Eighty years ago, on October 25, 1935, crowds gathered to watch as the second diamond-encrusted Soviet star was hoisted onto the Trinity Tower in the Kremlin. The first had gone up the day before; two more went up the day after. Gilded, shiny new stars replaced the tsarist eagles and celebrated Soviet political power. But was it all worth celebrating? On this October 30, the Day of Memory for Victims of Political Repression, let’s take a look at what else was happening that day.

A few people were getting arrested:

  • One was Ivan Grigorievich Ogorodnikov, from Perm, up in the Ural mountains. Over a year later he was finally sentenced to four years in prison for anti-Soviet “agitation.”
  • Another was Kaspar Ermandovich Nizen, a Volga German living in the aptly named Volga German ASSR near Saratov. Several months later he got a whopping ten years for anti-Soviet activities, and was probably not around to witness the destruction of his native ASSR in 1941, fueled by anti-German sentiment.
  • Not too far away, near Samara, Semyon Akimovich Biryukov was also being arrested. His arrest record included the distinctively Soviet job description: “serves in a religious cult, i.e. is a priest.”

A few others were being sentenced:

  • In Eastern Kazakhstan, Moisei Isaakovich Kratsman, an accountant from Pavlodar, was being sentenced by a special meeting of the NKVD. Kratsman could now look forward to three years of exile under the infamous Article 58-10.
  • Out west, in Belarus, an illiterate security guard, Petr Ustinovich Papkovsky from Minsk, was getting his sentence from a mere court judge. For “agitation,” he, too, got three years, but in the GULAG.
  • Near Baikal, the military tribunal of the Trans-Baikal Railway was sentencing woodworker Petr Martynovich Kozlov to two years in prison, also under Article 58-10. Oddly enough, he came out of prison less than a year later and was rehabilitated.
  • Back in Kazakhastan, another railroad, the Turkestan-Siberia Railway, was sentencing a stationmaster with the unusual name Fillipovich Yakovlevich. Four years in the GULAG, also for Article 58-10.

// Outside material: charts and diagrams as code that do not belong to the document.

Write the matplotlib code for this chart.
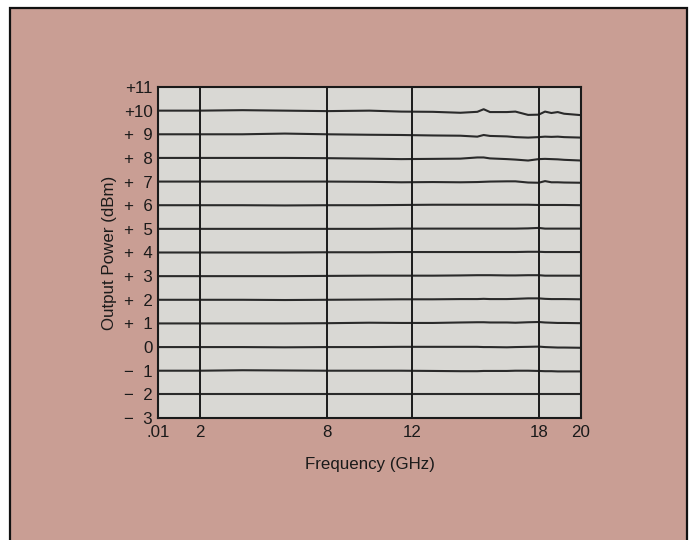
import matplotlib
matplotlib.use("Agg")
import matplotlib.pyplot as plt
from matplotlib.patches import Rectangle

plt.rcParams['font.family'] = ['Liberation Sans', 'DejaVu Sans']

# Sweep frequencies (GHz)
freq = [0.01, 2, 4, 6, 8, 10, 11.5, 13, 14.3, 15.1, 15.4, 15.7, 16.5,
        16.9, 17.5, 18.0, 18.3, 18.6, 18.9, 19.2, 20]

# Nominal power setting of each trace (dBm)
levels = [10, 9, 8, 7, 6, 5, 4, 3, 2, 1, 0, -1, -2]

# Measured deviation from nominal for each trace (dB)
dev_p10 = [0.00, 0.00, 0.02, 0.00, -0.02, 0.00, -0.04, -0.05, -0.09, -0.05, 0.06, -0.06,
           -0.06, -0.04, -0.18, -0.17, -0.04, -0.10, -0.06, -0.13, -0.19]
dev_p9 = [0.00, 0.00, 0.00, 0.03, 0.00, -0.02, -0.03, -0.05, -0.06, -0.10, -0.03, -0.07,
          -0.09, -0.12, -0.14, -0.12, -0.10, -0.11, -0.10, -0.12, -0.14]
dev_p8 = [0.00, 0.00, 0.00, 0.00, -0.01, -0.03, -0.05, -0.04, -0.03, 0.02, 0.02, -0.02,
          -0.05, -0.07, -0.11, -0.05, -0.04, -0.05, -0.06, -0.08, -0.11]
dev_p7 = [0.00, 0.00, 0.00, 0.00, 0.00, -0.01, -0.03, -0.02, -0.03, -0.02, -0.01, 0.00,
          0.01, 0.01, -0.04, -0.05, 0.02, -0.03, -0.03, -0.04, -0.05]
dev_p6 = [0.00, 0.00, 0.00, -0.01, 0.00, 0.00, 0.01, 0.02, 0.02, 0.02, 0.02, 0.02,
          0.02, 0.02, 0.02, 0.01, 0.01, 0.01, 0.01, 0.01, 0.00]
dev_p5 = [0.00, 0.00, 0.00, 0.00, 0.00, 0.00, 0.01, 0.01, 0.01, 0.01, 0.01, 0.01,
          0.01, 0.01, 0.02, 0.04, 0.01, 0.01, 0.01, 0.01, 0.01]
dev_p4 = [0.00, 0.00, 0.00, 0.00, 0.01, 0.01, 0.02, 0.02, 0.02, 0.02, 0.02, 0.02,
          0.02, 0.02, 0.03, 0.03, 0.02, 0.02, 0.02, 0.02, 0.02]
dev_p3 = [0.00, 0.00, 0.00, 0.00, 0.01, 0.02, 0.02, 0.02, 0.03, 0.04, 0.04, 0.04,
          0.03, 0.03, 0.04, 0.04, 0.02, 0.02, 0.02, 0.02, 0.02]
dev_p2 = [0.00, 0.00, 0.00, -0.01, 0.00, 0.01, 0.02, 0.02, 0.03, 0.03, 0.04, 0.03,
          0.03, 0.04, 0.06, 0.06, 0.04, 0.03, 0.03, 0.03, 0.02]
dev_p1 = [0.00, 0.00, 0.00, 0.00, 0.01, 0.03, 0.02, 0.02, 0.04, 0.05, 0.05, 0.04,
          0.04, 0.03, 0.05, 0.06, 0.04, 0.03, 0.02, 0.02, 0.01]
dev_0 = [0.00, 0.00, 0.00, -0.01, 0.00, 0.00, 0.01, 0.01, 0.01, 0.01, 0.00, 0.00,
         -0.01, 0.00, 0.01, 0.02, 0.00, -0.01, -0.02, -0.02, -0.03]
dev_m1 = [0.00, 0.00, 0.02, 0.01, 0.00, 0.00, 0.00, -0.01, -0.02, -0.02, -0.01, -0.01,
          -0.01, 0.00, 0.00, -0.01, -0.02, -0.02, -0.03, -0.03, -0.03]
dev_m2 = [0.00, 0.00, 0.00, 0.00, 0.00, 0.00, 0.00, 0.00, 0.00, 0.00, 0.00, 0.00,
          0.00, 0.00, 0.00, 0.00, 0.00, 0.00, 0.00, 0.00, 0.00]

deviations = [dev_p10, dev_p9, dev_p8, dev_p7, dev_p6, dev_p5, dev_p4, dev_p3,
              dev_p2, dev_p1, dev_0, dev_m1, dev_m2]

# Axis ticks
x_ticks = [0.01, 2, 8, 12, 18, 20]
x_tick_labels = ['.01', '2', '8', '12', '18', '20']
x_grid = [2, 8, 12, 18]
y_ticks = list(range(-3, 12))
y_tick_labels = ['\u2212\u20073', '\u2212\u20072', '\u2212\u20071', '0',
                 '+\u20071', '+\u20072', '+\u20073', '+\u20074', '+\u20075',
                 '+\u20076', '+\u20077', '+\u20078', '+\u20079', '+10', '+11']

bg = '#c99e94'
plot_bg = '#d9d8d4'
ink = '#1a1a1a'
trace_ink = '#2a2a2a'
fs = 12.2

fig = plt.figure(figsize=(6.97, 5.40), dpi=100)
fig.patch.set_facecolor('white')

# Tinted panel with a dark border, kept behind the axes
panel = Rectangle((10 / 697, -0.01), (687 - 10) / 697, (540 - 8) / 540 + 0.01,
                  transform=fig.transFigure, facecolor=bg, edgecolor='#111111',
                  linewidth=1.6, zorder=-10)
fig.add_artist(panel)

ax = fig.add_axes([158 / 697, 1 - 418 / 540, 423 / 697, 331 / 540])
ax.set_zorder(1)
ax.set_facecolor(plot_bg)

for lvl, dev in zip(levels, deviations):
    ax.plot(freq, [lvl + d for d in dev], color=trace_ink, linewidth=1.5, zorder=3)

for xv in x_grid:
    ax.axvline(xv, color=ink, linewidth=1.4, zorder=4)

ax.set_xlim(0.01, 20)
ax.set_ylim(-3, 11)
ax.set_xticks(x_ticks)
ax.set_xticklabels(x_tick_labels)
ax.set_yticks(y_ticks)
ax.set_yticklabels(y_tick_labels)
ax.tick_params(axis='both', length=0, labelsize=fs, colors=ink)
ax.tick_params(axis='x', pad=5)
ax.tick_params(axis='y', pad=4)

for s in ax.spines.values():
    s.set_color(ink)
    s.set_linewidth(1.5)
    s.set_zorder(5)

ax.set_xlabel('Frequency (GHz)', fontsize=fs, color=ink, labelpad=12)
ax.set_ylabel('Output Power (dBm)', fontsize=fs, color=ink, labelpad=5)

fig.savefig('out.png', dpi=100, facecolor=fig.get_facecolor())
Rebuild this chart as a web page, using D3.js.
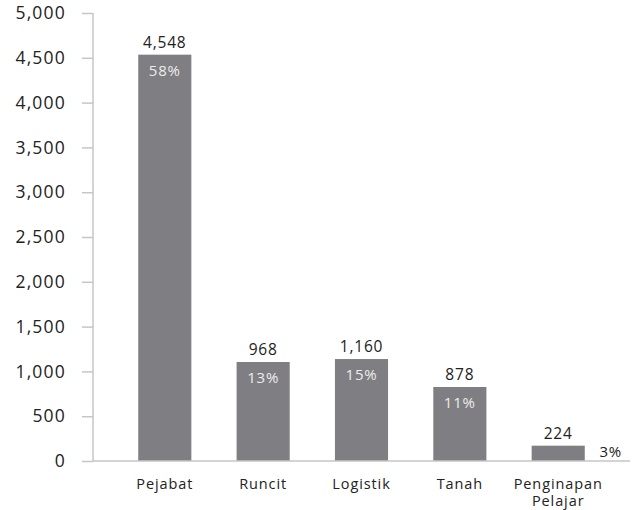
<!DOCTYPE html>
<html>
<head>
<meta charset="utf-8">
<script src="https://cdn.jsdelivr.net/npm/d3@7"></script>
<style>
  body { margin: 0; background: #fff; }
  text { font-family: "Open Sans", sans-serif; }
</style>
</head>
<body>
<div id="chart-area"></div>
<script>
var width = 638;
var height = 510;

// data
var categories = ["Pejabat", "Runcit", "Logistik", "Tanah", "Penginapan Pelajar"];
var barValues = [4535, 1105, 1138, 826, 171];   // bar heights as drawn
var valueLabels = ["4,548", "968", "1,160", "878", "224"];
var shareLabels = ["58%", "13%", "15%", "11%", "3%"];
var yTicks = [0, 500, 1000, 1500, 2000, 2500, 3000, 3500, 4000, 4500, 5000];

var svg = d3.select("#chart-area").append("svg")
  .attr("width", width)
  .attr("height", height)

var x = d3.scaleBand()
  .domain(categories)
  .range([93, 630])
  .paddingInner(0.46)
  .paddingOuter(0.46)

var y = d3.scaleLinear()
  .domain([0, 5000])
  .range([461, 13])

// Y axis
var yAxisCall = d3.axisLeft(y)
  .tickValues(yTicks)
  .tickSize(11)
  .tickPadding(16)
  .tickFormat(d3.format(","))

var yAxisGroup = svg.append("g")
  .attr("transform", "translate(93, 0)")
  .call(yAxisCall)

yAxisGroup.select(".domain").remove()
yAxisGroup.selectAll("line").attr("stroke", "#c6c6c6").attr("stroke-width", 1.5)
yAxisGroup.selectAll("text")
  .attr("font-size", "17.5px")
  .attr("fill", "#222")
  .attr("letter-spacing", "1.2px")
  .style("font-family", "'Open Sans', sans-serif")

svg.append("line")
  .attr("x1", 93).attr("x2", 93)
  .attr("y1", y(5000)).attr("y2", y(0))
  .attr("stroke", "#c6c6c6").attr("stroke-width", 1.5)

// bars
svg.selectAll("rect.bar")
  .data(categories)
  .enter().append("rect")
  .attr("class", "bar")
  .attr("x", d => x(d))
  .attr("y", (d, i) => y(barValues[i]))
  .attr("width", x.bandwidth())
  .attr("height", (d, i) => y(0) - y(barValues[i]))
  .attr("fill", "#7f7f83")

// baseline
svg.append("line")
  .attr("x1", 93).attr("x2", 630)
  .attr("y1", y(0)).attr("y2", y(0))
  .attr("stroke", "#c6c6c6").attr("stroke-width", 1.5)

// value labels
svg.selectAll("text.value")
  .data(categories)
  .enter().append("text")
  .attr("class", "value")
  .attr("x", d => x(d) + x.bandwidth() / 2)
  .attr("y", (d, i) => y(barValues[i]) - 7)
  .attr("text-anchor", "middle")
  .attr("font-size", "15.5px")
  .attr("letter-spacing", "0.8px")
  .attr("fill", "#222")
  .text((d, i) => valueLabels[i])

// share labels (last one sits beside its short bar)
svg.selectAll("text.share")
  .data(categories)
  .enter().append("text")
  .attr("class", "share")
  .attr("x", (d, i) => i < 4 ? x(d) + x.bandwidth() / 2 : x(d) + x.bandwidth() + 26)
  .attr("y", (d, i) => i < 4 ? y(barValues[i]) + 21 : y(0) - 4)
  .attr("text-anchor", "middle")
  .attr("font-size", "15px")
  .attr("letter-spacing", "0.8px")
  .attr("fill", (d, i) => i < 4 ? "#ececec" : "#222")
  .text((d, i) => shareLabels[i])

// category labels
var cat = svg.selectAll("text.cat")
  .data(categories)
  .enter().append("text")
  .attr("class", "cat")
  .attr("x", d => x(d) + x.bandwidth() / 2)
  .attr("y", 489)
  .attr("text-anchor", "middle")
  .attr("font-size", "14.5px")
  .attr("letter-spacing", "0.9px")
  .attr("fill", "#222")

cat.each(function(d) {
  var words = d.split(" ")
  var t = d3.select(this)
  words.forEach((w, j) => {
    t.append("tspan")
      .attr("x", x(d) + x.bandwidth() / 2)
      .attr("dy", j == 0 ? 0 : 16.5)
      .text(w)
  })
})
</script>
</body>
</html>
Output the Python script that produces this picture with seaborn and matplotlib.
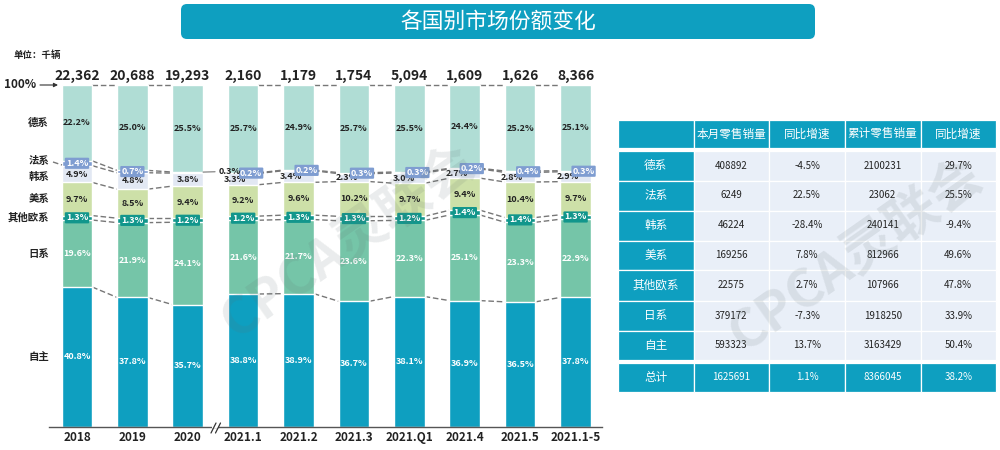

And in one very lucky and unusual case, one Aleksandr Fyodorovich Kulikov was being rehabilitated on this very day after being arrested and immediately sentenced under Article 58-10 back in August. The court was ordered to drop the case and erase the record “for lack of evidence.” (Historically, almost never an issue in political trials.)

Purge directive with signatures
Typical of the Great Terror: a resolution to purge non-Russians
throughout the Soviet Union as potential spies, covered in the
approving signatures of Stalin and other leaders.

For a period when over half a million people were arrested every year, these pickings are surprisingly sparse – maybe the political repression machine was taking it easy on that Friday (not to mention that the records are almost definitely incomplete). Just ten months after the assassination of party leader Sergei Kirov, things were still heating up – and the horrors of the “Great Terror” (1937-1938) were yet to come. It’s hard to imagine: how many people watching the raising of the new Kremlin stars were thinking of these arrests – or even knew about them?